Goal: Copy out the whole listing exactly as written, leaving the pictures behind.
** BEGIN **
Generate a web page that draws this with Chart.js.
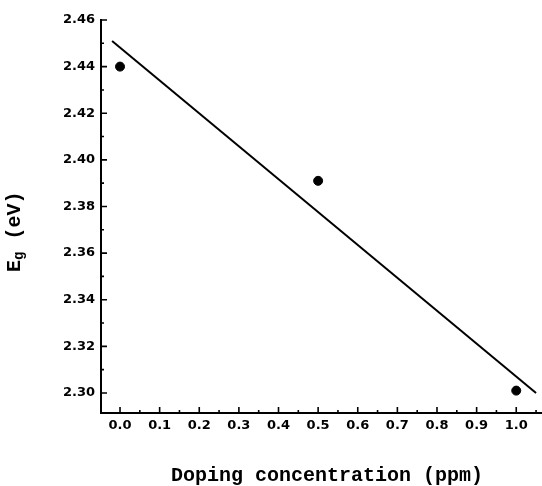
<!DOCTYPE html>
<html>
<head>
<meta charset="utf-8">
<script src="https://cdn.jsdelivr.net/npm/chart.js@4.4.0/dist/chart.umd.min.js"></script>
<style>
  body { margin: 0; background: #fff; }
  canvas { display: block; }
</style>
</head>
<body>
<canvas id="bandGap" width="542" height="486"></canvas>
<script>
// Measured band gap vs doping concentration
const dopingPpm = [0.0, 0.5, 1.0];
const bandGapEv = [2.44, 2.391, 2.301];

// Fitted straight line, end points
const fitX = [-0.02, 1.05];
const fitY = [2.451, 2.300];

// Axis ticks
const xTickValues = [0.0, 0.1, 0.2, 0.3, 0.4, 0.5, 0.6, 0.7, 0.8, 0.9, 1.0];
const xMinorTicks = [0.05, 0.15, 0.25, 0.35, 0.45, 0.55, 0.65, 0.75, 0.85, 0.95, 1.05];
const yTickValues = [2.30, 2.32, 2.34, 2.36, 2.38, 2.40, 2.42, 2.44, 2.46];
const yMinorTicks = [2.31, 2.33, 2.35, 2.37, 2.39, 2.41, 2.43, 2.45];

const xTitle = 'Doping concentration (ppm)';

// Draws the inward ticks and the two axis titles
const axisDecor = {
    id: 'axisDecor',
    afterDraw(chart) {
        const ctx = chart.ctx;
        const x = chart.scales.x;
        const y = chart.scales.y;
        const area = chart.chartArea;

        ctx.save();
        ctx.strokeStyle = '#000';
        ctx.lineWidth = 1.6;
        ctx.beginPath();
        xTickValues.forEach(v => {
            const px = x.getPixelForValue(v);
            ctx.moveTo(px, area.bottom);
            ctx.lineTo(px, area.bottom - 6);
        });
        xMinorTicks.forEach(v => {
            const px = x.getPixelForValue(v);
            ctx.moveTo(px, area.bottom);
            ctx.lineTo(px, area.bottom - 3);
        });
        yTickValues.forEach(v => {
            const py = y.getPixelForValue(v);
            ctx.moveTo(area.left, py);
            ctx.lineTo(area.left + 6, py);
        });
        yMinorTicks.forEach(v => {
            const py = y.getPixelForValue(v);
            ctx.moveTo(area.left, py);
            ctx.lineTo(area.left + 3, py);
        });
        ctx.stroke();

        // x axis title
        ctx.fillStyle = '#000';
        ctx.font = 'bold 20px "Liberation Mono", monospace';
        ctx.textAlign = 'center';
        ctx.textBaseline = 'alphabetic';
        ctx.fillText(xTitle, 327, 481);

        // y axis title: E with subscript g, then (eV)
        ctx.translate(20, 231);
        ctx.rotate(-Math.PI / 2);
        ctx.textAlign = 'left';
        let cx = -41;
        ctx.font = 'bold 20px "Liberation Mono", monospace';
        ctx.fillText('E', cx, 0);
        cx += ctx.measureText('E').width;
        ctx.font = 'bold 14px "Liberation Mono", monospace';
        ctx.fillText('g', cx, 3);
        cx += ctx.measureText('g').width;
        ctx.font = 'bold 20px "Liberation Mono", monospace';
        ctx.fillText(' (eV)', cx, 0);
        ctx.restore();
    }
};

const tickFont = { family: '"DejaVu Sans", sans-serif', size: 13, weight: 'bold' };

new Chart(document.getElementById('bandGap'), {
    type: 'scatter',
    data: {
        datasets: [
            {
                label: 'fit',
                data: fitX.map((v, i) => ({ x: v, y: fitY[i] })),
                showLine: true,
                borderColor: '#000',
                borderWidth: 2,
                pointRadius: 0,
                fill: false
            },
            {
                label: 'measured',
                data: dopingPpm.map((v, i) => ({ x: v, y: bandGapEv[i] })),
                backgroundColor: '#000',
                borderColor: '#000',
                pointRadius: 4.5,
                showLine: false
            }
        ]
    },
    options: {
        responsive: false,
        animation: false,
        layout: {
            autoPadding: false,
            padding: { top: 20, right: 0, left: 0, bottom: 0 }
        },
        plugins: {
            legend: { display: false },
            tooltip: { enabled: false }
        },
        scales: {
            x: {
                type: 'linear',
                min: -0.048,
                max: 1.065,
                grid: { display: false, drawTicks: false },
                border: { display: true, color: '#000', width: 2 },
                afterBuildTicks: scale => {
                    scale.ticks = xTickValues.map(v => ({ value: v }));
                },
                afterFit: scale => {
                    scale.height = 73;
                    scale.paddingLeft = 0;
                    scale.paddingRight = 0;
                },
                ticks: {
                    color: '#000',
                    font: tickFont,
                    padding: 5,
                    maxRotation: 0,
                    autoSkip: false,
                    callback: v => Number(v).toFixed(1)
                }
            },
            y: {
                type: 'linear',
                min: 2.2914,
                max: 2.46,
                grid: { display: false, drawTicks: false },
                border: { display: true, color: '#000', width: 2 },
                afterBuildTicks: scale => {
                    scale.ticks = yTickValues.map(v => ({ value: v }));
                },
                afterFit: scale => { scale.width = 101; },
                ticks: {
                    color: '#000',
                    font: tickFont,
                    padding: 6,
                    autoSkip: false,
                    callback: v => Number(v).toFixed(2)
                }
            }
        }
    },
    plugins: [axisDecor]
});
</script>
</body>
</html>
** END **
Solution to the exercise:
Generate a web page that draws this with Chart.js.
<!DOCTYPE html>
<html>
<head>
<meta charset="utf-8">
<script src="https://cdn.jsdelivr.net/npm/chart.js@4.4.0/dist/chart.umd.min.js"></script>
<style>
  body { margin: 0; background: #fff; }
  canvas { display: block; }
</style>
</head>
<body>
<canvas id="bandGap" width="542" height="486"></canvas>
<script>
// Measured band gap vs doping concentration
const dopingPpm = [0.0, 0.5, 1.0];
const bandGapEv = [2.44, 2.391, 2.301];

// Fitted straight line, end points
const fitX = [-0.02, 1.05];
const fitY = [2.451, 2.300];

// Axis ticks
const xTickValues = [0.0, 0.1, 0.2, 0.3, 0.4, 0.5, 0.6, 0.7, 0.8, 0.9, 1.0];
const xMinorTicks = [0.05, 0.15, 0.25, 0.35, 0.45, 0.55, 0.65, 0.75, 0.85, 0.95, 1.05];
const yTickValues = [2.30, 2.32, 2.34, 2.36, 2.38, 2.40, 2.42, 2.44, 2.46];
const yMinorTicks = [2.31, 2.33, 2.35, 2.37, 2.39, 2.41, 2.43, 2.45];

const xTitle = 'Doping concentration (ppm)';

// Draws the inward ticks and the two axis titles
const axisDecor = {
    id: 'axisDecor',
    afterDraw(chart) {
        const ctx = chart.ctx;
        const x = chart.scales.x;
        const y = chart.scales.y;
        const area = chart.chartArea;

        ctx.save();
        ctx.strokeStyle = '#000';
        ctx.lineWidth = 1.6;
        ctx.beginPath();
        xTickValues.forEach(v => {
            const px = x.getPixelForValue(v);
            ctx.moveTo(px, area.bottom);
            ctx.lineTo(px, area.bottom - 6);
        });
        xMinorTicks.forEach(v => {
            const px = x.getPixelForValue(v);
            ctx.moveTo(px, area.bottom);
            ctx.lineTo(px, area.bottom - 3);
        });
        yTickValues.forEach(v => {
            const py = y.getPixelForValue(v);
            ctx.moveTo(area.left, py);
            ctx.lineTo(area.left + 6, py);
        });
        yMinorTicks.forEach(v => {
            const py = y.getPixelForValue(v);
            ctx.moveTo(area.left, py);
            ctx.lineTo(area.left + 3, py);
        });
        ctx.stroke();

        // x axis title
        ctx.fillStyle = '#000';
        ctx.font = 'bold 20px "Liberation Mono", monospace';
        ctx.textAlign = 'center';
        ctx.textBaseline = 'alphabetic';
        ctx.fillText(xTitle, 327, 481);

        // y axis title: E with subscript g, then (eV)
        ctx.translate(20, 231);
        ctx.rotate(-Math.PI / 2);
        ctx.textAlign = 'left';
        let cx = -41;
        ctx.font = 'bold 20px "Liberation Mono", monospace';
        ctx.fillText('E', cx, 0);
        cx += ctx.measureText('E').width;
        ctx.font = 'bold 14px "Liberation Mono", monospace';
        ctx.fillText('g', cx, 3);
        cx += ctx.measureText('g').width;
        ctx.font = 'bold 20px "Liberation Mono", monospace';
        ctx.fillText(' (eV)', cx, 0);
        ctx.restore();
    }
};

const tickFont = { family: '"DejaVu Sans", sans-serif', size: 13, weight: 'bold' };

new Chart(document.getElementById('bandGap'), {
    type: 'scatter',
    data: {
        datasets: [
            {
                label: 'fit',
                data: fitX.map((v, i) => ({ x: v, y: fitY[i] })),
                showLine: true,
                borderColor: '#000',
                borderWidth: 2,
                pointRadius: 0,
                fill: false
            },
            {
                label: 'measured',
                data: dopingPpm.map((v, i) => ({ x: v, y: bandGapEv[i] })),
                backgroundColor: '#000',
                borderColor: '#000',
                pointRadius: 4.5,
                showLine: false
            }
        ]
    },
    options: {
        responsive: false,
        animation: false,
        layout: {
            autoPadding: false,
            padding: { top: 20, right: 0, left: 0, bottom: 0 }
        },
        plugins: {
            legend: { display: false },
            tooltip: { enabled: false }
        },
        scales: {
            x: {
                type: 'linear',
                min: -0.048,
                max: 1.065,
                grid: { display: false, drawTicks: false },
                border: { display: true, color: '#000', width: 2 },
                afterBuildTicks: scale => {
                    scale.ticks = xTickValues.map(v => ({ value: v }));
                },
                afterFit: scale => {
                    scale.height = 73;
                    scale.paddingLeft = 0;
                    scale.paddingRight = 0;
                },
                ticks: {
                    color: '#000',
                    font: tickFont,
                    padding: 5,
                    maxRotation: 0,
                    autoSkip: false,
                    callback: v => Number(v).toFixed(1)
                }
            },
            y: {
                type: 'linear',
                min: 2.2914,
                max: 2.46,
                grid: { display: false, drawTicks: false },
                border: { display: true, color: '#000', width: 2 },
                afterBuildTicks: scale => {
                    scale.ticks = yTickValues.map(v => ({ value: v }));
                },
                afterFit: scale => { scale.width = 101; },
                ticks: {
                    color: '#000',
                    font: tickFont,
                    padding: 6,
                    autoSkip: false,
                    callback: v => Number(v).toFixed(2)
                }
            }
        }
    },
    plugins: [axisDecor]
});
</script>
</body>
</html>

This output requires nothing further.